-- BEGIN --

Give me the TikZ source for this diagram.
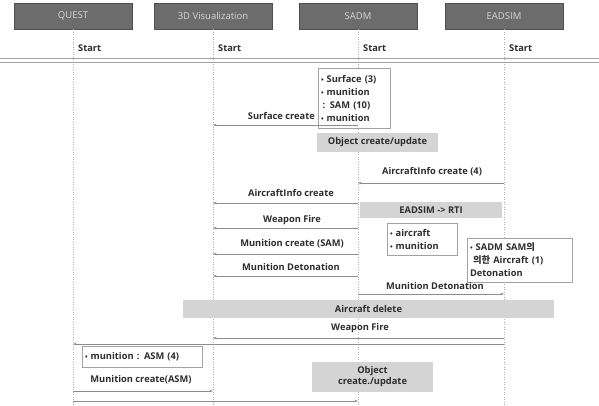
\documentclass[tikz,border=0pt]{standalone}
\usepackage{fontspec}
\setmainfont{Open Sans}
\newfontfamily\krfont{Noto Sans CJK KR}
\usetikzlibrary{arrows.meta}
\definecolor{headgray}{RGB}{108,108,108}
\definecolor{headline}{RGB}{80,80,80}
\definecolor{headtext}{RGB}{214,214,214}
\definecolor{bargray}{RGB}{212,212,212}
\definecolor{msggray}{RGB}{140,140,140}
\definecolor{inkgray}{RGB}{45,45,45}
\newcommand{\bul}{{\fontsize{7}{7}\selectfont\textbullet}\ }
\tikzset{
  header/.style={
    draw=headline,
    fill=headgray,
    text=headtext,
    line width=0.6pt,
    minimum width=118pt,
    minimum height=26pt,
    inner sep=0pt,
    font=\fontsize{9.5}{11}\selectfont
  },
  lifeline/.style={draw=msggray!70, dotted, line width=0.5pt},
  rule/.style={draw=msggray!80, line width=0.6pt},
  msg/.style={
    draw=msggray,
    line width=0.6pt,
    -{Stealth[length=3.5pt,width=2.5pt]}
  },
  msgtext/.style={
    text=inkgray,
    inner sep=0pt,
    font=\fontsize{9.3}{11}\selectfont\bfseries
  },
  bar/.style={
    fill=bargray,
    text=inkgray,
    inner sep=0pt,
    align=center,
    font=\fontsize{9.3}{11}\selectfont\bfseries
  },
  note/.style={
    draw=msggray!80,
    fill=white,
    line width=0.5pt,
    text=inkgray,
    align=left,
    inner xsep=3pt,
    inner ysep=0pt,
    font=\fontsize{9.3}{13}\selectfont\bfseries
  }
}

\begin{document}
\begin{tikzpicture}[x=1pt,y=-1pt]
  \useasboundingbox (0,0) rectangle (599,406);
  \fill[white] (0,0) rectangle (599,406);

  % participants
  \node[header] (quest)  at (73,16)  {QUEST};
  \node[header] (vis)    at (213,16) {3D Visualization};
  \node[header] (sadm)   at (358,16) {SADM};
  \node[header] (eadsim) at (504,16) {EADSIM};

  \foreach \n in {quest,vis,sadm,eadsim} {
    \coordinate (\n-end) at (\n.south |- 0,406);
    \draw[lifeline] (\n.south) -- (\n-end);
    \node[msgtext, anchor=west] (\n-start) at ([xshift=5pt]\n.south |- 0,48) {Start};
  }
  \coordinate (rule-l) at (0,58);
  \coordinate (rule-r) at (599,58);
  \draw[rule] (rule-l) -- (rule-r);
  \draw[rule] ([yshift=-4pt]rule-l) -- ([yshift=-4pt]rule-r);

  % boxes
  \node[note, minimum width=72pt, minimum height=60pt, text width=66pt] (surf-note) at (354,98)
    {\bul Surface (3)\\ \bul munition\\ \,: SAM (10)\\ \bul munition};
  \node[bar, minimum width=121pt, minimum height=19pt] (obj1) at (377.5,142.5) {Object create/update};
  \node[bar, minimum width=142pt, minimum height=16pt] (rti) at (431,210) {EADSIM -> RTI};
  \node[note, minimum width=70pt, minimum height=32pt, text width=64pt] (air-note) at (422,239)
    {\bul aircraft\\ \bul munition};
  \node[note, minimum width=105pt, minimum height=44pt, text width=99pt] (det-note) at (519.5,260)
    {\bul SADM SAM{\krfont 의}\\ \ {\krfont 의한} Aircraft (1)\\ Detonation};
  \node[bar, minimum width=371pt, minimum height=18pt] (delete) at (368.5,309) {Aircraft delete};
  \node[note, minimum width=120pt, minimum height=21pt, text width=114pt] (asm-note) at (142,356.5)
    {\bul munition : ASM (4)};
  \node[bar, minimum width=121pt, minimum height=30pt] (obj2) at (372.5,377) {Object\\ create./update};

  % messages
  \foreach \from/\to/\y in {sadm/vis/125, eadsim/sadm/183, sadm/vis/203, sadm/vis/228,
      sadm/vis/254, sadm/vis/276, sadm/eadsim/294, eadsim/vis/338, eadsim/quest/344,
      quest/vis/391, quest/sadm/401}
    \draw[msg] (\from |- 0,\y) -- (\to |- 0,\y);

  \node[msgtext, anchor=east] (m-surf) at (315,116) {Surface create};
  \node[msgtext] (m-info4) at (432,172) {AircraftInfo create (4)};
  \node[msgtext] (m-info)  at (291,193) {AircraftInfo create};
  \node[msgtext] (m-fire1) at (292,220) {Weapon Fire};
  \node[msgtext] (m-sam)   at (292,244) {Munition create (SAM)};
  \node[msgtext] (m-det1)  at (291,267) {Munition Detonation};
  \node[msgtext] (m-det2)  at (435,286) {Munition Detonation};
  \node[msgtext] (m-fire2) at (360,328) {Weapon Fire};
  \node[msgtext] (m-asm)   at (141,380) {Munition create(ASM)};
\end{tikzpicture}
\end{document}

-- END --

▸ **PROBLEM TO SOLVE**: Begin at the first line of the material and copy each line exactly through the one containing "([yshift=-4pt]rule-l) -- ([yshift=-4pt]rule-r);". Omit pictures.

▸ **WRITTEN ANSWER**:
Give me the TikZ source for this diagram.
\documentclass[tikz,border=0pt]{standalone}
\usepackage{fontspec}
\setmainfont{Open Sans}
\newfontfamily\krfont{Noto Sans CJK KR}
\usetikzlibrary{arrows.meta}
\definecolor{headgray}{RGB}{108,108,108}
\definecolor{headline}{RGB}{80,80,80}
\definecolor{headtext}{RGB}{214,214,214}
\definecolor{bargray}{RGB}{212,212,212}
\definecolor{msggray}{RGB}{140,140,140}
\definecolor{inkgray}{RGB}{45,45,45}
\newcommand{\bul}{{\fontsize{7}{7}\selectfont\textbullet}\ }
\tikzset{
  header/.style={
    draw=headline,
    fill=headgray,
    text=headtext,
    line width=0.6pt,
    minimum width=118pt,
    minimum height=26pt,
    inner sep=0pt,
    font=\fontsize{9.5}{11}\selectfont
  },
  lifeline/.style={draw=msggray!70, dotted, line width=0.5pt},
  rule/.style={draw=msggray!80, line width=0.6pt},
  msg/.style={
    draw=msggray,
    line width=0.6pt,
    -{Stealth[length=3.5pt,width=2.5pt]}
  },
  msgtext/.style={
    text=inkgray,
    inner sep=0pt,
    font=\fontsize{9.3}{11}\selectfont\bfseries
  },
  bar/.style={
    fill=bargray,
    text=inkgray,
    inner sep=0pt,
    align=center,
    font=\fontsize{9.3}{11}\selectfont\bfseries
  },
  note/.style={
    draw=msggray!80,
    fill=white,
    line width=0.5pt,
    text=inkgray,
    align=left,
    inner xsep=3pt,
    inner ysep=0pt,
    font=\fontsize{9.3}{13}\selectfont\bfseries
  }
}

\begin{document}
\begin{tikzpicture}[x=1pt,y=-1pt]
  \useasboundingbox (0,0) rectangle (599,406);
  \fill[white] (0,0) rectangle (599,406);

  % participants
  \node[header] (quest)  at (73,16)  {QUEST};
  \node[header] (vis)    at (213,16) {3D Visualization};
  \node[header] (sadm)   at (358,16) {SADM};
  \node[header] (eadsim) at (504,16) {EADSIM};

  \foreach \n in {quest,vis,sadm,eadsim} {
    \coordinate (\n-end) at (\n.south |- 0,406);
    \draw[lifeline] (\n.south) -- (\n-end);
    \node[msgtext, anchor=west] (\n-start) at ([xshift=5pt]\n.south |- 0,48) {Start};
  }
  \coordinate (rule-l) at (0,58);
  \coordinate (rule-r) at (599,58);
  \draw[rule] (rule-l) -- (rule-r);
  \draw[rule] ([yshift=-4pt]rule-l) -- ([yshift=-4pt]rule-r);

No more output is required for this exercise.